• **To do**:
Write out exactly the lines that run from the line containing "Reproduce this chart with Plotly." through the line containing "HALF_W = 78 / SX"; both end lines belong to the answer.

• **Listed records**:
>> BEGIN
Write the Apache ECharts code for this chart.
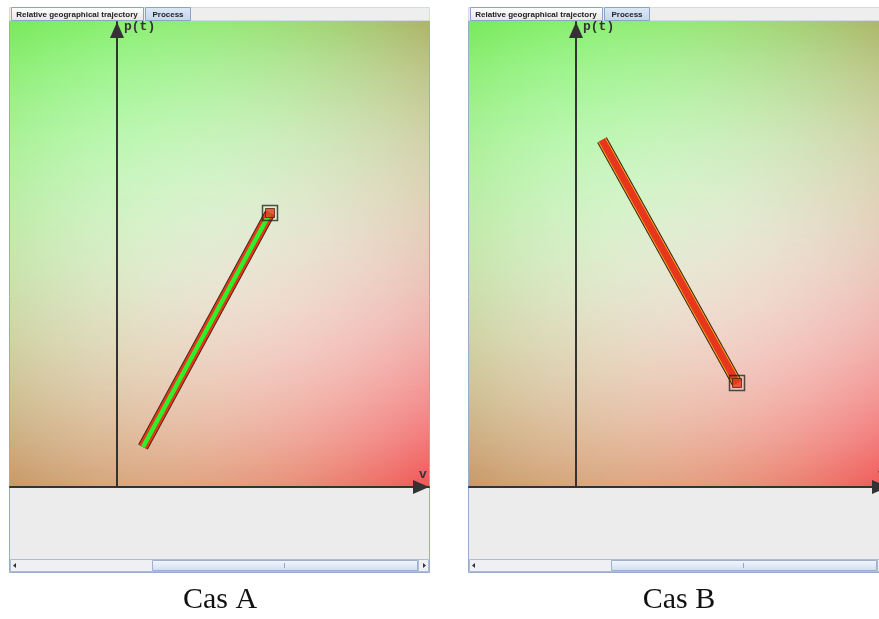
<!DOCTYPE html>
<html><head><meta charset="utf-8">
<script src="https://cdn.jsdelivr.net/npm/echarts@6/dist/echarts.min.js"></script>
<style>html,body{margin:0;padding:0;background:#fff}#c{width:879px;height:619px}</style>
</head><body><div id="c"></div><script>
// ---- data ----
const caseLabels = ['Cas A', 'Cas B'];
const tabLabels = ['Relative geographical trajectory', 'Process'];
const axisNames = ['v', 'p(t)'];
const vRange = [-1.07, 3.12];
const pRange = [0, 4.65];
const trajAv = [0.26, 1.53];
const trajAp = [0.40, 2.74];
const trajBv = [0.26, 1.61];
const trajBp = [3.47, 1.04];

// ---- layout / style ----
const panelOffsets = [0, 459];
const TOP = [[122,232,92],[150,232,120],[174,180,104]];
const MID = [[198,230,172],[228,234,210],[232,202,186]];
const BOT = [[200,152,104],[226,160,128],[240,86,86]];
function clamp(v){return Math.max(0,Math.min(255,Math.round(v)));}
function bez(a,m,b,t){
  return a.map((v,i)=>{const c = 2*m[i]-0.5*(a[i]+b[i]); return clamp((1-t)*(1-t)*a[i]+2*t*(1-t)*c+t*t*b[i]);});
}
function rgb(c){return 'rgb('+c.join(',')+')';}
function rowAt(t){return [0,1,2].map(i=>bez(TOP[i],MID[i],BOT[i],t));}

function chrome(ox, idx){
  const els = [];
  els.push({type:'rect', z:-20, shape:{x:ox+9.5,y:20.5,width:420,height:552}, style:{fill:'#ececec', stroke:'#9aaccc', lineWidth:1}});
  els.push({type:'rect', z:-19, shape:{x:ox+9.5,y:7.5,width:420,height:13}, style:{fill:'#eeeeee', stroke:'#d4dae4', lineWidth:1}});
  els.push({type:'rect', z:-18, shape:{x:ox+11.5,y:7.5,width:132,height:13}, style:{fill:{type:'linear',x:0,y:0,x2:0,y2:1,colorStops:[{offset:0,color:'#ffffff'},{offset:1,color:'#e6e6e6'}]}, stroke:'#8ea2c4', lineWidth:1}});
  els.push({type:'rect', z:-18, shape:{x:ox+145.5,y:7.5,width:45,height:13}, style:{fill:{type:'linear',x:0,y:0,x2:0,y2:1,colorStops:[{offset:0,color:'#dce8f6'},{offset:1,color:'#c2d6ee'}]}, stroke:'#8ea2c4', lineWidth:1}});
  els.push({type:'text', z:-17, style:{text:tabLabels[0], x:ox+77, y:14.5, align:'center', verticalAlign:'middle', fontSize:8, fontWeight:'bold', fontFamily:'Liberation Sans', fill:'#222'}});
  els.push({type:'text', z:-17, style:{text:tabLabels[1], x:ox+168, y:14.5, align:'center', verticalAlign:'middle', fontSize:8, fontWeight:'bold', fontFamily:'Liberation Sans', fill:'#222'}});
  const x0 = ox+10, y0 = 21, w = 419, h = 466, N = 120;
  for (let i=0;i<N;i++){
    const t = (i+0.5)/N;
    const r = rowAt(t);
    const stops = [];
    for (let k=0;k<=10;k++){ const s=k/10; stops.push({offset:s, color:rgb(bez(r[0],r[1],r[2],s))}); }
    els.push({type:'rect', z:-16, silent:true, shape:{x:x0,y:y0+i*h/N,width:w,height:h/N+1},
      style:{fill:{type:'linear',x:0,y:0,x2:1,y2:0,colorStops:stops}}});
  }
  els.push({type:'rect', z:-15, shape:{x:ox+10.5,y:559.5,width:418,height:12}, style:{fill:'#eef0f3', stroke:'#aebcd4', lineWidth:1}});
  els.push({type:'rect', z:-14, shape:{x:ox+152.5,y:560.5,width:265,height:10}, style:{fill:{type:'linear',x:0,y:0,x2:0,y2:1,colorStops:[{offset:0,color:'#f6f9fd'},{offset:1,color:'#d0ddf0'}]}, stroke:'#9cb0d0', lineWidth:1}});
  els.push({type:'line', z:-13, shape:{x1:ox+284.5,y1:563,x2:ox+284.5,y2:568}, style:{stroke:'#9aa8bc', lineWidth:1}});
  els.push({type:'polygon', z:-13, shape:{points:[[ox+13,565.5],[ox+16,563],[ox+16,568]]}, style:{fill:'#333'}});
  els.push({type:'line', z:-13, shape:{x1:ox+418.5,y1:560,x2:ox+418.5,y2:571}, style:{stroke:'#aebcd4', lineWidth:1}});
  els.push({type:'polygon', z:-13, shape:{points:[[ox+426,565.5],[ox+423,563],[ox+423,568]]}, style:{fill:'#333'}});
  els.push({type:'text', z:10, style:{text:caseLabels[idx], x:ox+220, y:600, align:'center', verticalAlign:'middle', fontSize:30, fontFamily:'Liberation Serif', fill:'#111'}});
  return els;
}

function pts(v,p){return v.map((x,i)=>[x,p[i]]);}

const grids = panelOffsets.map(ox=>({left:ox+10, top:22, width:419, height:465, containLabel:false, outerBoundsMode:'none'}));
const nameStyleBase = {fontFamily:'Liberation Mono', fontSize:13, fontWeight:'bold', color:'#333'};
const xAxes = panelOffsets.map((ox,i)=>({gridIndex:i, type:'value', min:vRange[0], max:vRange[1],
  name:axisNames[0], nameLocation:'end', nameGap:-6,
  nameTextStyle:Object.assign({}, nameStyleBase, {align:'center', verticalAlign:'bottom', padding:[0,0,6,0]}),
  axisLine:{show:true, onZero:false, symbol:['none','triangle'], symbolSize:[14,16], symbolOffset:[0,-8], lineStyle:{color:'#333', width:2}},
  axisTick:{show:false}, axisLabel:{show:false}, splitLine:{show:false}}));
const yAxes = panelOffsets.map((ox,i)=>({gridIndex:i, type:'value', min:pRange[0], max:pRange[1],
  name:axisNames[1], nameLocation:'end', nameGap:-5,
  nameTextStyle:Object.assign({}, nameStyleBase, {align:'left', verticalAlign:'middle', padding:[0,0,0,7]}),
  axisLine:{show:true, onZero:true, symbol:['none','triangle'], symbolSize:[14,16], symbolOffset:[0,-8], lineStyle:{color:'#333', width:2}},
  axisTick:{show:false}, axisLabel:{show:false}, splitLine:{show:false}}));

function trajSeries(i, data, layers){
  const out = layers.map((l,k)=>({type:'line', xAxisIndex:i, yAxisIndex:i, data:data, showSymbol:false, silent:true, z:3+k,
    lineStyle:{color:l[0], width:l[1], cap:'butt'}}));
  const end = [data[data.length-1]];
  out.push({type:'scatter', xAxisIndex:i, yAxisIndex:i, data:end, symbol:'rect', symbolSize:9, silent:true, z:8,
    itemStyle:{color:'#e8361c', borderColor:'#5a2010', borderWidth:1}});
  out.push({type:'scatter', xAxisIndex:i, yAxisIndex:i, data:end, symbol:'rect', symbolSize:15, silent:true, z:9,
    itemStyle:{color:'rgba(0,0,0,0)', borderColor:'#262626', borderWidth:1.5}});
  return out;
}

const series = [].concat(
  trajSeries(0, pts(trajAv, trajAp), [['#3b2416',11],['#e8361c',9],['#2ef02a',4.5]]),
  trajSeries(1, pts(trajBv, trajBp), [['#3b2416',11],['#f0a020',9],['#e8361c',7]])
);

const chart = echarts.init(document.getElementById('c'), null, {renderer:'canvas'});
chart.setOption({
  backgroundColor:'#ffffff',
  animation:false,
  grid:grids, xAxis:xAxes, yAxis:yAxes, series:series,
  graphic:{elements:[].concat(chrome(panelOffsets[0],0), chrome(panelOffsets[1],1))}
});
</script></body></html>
>> END
>> BEGIN
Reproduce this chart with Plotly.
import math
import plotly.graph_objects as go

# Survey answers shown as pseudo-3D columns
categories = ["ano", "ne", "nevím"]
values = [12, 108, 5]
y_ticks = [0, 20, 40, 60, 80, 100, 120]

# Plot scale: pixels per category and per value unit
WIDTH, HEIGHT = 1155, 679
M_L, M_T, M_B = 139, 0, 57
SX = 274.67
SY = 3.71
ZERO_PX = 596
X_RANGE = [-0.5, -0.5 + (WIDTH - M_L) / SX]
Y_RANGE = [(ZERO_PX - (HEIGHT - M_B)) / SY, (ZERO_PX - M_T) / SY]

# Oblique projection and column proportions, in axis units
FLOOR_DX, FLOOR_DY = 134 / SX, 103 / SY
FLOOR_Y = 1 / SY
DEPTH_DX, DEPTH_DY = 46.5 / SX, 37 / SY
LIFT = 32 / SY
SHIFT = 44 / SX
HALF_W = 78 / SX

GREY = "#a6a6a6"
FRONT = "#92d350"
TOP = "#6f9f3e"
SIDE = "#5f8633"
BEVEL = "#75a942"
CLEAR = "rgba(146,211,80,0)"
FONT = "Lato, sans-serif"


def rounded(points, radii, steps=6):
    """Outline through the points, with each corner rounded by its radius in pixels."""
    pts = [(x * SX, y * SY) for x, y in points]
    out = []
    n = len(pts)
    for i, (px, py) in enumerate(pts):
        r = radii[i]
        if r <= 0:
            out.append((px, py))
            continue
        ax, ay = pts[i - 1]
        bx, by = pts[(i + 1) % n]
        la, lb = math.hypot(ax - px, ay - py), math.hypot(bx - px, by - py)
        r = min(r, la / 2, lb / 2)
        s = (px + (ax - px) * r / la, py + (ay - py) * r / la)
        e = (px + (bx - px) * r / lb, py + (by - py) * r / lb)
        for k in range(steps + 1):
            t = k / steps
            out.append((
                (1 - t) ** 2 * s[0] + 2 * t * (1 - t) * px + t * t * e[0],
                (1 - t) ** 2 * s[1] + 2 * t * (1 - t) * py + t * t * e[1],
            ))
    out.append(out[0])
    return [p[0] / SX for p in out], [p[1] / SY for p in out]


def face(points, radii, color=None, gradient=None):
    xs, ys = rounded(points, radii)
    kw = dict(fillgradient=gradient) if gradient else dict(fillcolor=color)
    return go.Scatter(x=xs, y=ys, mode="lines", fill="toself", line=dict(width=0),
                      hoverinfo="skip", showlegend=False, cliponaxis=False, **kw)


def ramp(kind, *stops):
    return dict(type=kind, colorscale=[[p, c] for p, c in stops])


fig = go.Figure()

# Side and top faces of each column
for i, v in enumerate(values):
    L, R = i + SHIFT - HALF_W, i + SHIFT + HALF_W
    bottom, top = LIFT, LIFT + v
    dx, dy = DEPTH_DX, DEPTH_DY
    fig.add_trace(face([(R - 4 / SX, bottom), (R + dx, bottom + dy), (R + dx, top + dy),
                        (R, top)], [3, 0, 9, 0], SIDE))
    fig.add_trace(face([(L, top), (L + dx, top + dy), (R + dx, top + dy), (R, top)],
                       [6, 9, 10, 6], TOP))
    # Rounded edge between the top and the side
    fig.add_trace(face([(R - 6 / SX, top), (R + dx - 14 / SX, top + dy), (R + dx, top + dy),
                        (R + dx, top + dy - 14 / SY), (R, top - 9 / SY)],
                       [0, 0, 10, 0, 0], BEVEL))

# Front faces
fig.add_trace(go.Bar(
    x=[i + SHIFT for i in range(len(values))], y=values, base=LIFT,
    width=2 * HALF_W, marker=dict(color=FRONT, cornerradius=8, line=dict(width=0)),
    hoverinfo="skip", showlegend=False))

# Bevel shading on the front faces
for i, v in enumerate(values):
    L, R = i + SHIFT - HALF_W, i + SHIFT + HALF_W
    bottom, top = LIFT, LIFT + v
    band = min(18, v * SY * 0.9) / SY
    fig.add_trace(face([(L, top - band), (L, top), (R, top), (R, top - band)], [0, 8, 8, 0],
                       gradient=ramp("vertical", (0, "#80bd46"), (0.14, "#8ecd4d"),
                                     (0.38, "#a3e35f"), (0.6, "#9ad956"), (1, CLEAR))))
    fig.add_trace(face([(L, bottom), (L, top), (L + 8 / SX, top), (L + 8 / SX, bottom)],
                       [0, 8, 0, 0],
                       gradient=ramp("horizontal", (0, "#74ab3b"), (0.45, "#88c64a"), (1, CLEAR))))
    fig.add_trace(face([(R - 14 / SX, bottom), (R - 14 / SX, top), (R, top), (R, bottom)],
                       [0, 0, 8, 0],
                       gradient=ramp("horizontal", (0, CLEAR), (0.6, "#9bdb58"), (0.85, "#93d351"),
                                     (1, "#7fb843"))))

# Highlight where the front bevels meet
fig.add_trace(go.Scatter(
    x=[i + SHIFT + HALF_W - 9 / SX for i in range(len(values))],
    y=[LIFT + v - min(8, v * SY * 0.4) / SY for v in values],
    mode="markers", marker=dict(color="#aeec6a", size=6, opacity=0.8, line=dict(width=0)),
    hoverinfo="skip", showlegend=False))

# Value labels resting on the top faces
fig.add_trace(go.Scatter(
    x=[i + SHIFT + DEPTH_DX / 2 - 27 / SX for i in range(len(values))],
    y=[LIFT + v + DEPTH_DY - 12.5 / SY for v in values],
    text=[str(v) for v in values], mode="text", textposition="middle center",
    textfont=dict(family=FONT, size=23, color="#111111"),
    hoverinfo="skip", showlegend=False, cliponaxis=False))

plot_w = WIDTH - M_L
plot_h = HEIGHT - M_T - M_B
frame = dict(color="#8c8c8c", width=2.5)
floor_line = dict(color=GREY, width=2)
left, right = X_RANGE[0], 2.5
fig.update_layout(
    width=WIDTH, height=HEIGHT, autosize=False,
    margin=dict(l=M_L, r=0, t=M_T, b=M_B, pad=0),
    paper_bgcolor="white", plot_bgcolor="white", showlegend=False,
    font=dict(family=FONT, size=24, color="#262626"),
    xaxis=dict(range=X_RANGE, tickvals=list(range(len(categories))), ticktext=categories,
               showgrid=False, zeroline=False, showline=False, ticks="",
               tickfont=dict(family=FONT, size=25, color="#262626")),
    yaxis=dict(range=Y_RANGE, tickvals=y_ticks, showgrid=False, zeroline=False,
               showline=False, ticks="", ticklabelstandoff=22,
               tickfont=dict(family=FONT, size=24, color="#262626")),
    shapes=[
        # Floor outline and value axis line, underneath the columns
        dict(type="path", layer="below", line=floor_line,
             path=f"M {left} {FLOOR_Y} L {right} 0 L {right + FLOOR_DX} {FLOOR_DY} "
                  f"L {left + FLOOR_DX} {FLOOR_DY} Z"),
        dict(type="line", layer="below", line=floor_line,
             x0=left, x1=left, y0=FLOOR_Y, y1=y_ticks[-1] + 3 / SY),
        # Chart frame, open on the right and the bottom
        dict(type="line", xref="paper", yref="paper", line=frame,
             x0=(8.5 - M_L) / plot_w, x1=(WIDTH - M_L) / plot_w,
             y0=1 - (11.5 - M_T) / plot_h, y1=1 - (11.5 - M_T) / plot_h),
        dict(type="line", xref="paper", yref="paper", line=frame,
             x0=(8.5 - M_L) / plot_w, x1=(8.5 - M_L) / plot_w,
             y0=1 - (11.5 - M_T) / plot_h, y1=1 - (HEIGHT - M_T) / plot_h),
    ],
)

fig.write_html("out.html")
>> END
>> BEGIN
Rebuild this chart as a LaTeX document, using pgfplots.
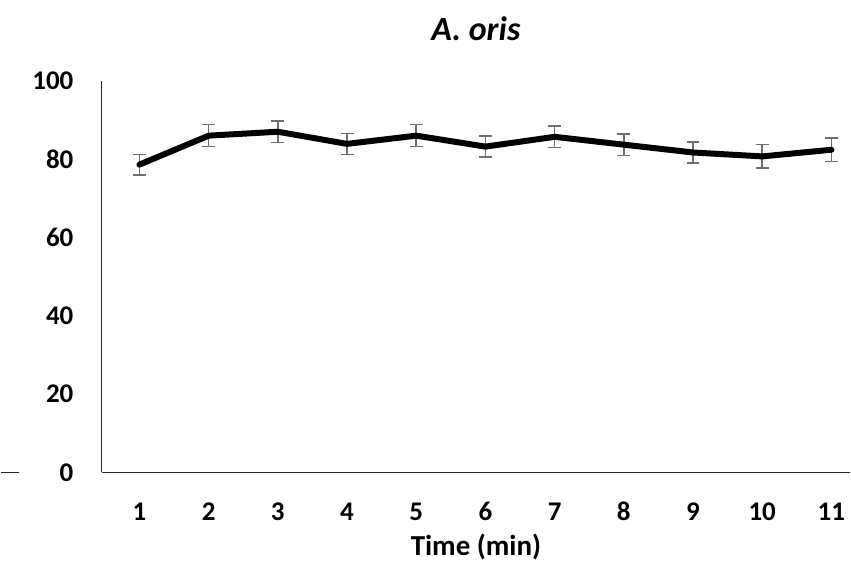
>> END
• **Response**:
Reproduce this chart with Plotly.
import math
import plotly.graph_objects as go

# Survey answers shown as pseudo-3D columns
categories = ["ano", "ne", "nevím"]
values = [12, 108, 5]
y_ticks = [0, 20, 40, 60, 80, 100, 120]

# Plot scale: pixels per category and per value unit
WIDTH, HEIGHT = 1155, 679
M_L, M_T, M_B = 139, 0, 57
SX = 274.67
SY = 3.71
ZERO_PX = 596
X_RANGE = [-0.5, -0.5 + (WIDTH - M_L) / SX]
Y_RANGE = [(ZERO_PX - (HEIGHT - M_B)) / SY, (ZERO_PX - M_T) / SY]

# Oblique projection and column proportions, in axis units
FLOOR_DX, FLOOR_DY = 134 / SX, 103 / SY
FLOOR_Y = 1 / SY
DEPTH_DX, DEPTH_DY = 46.5 / SX, 37 / SY
LIFT = 32 / SY
SHIFT = 44 / SX
HALF_W = 78 / SX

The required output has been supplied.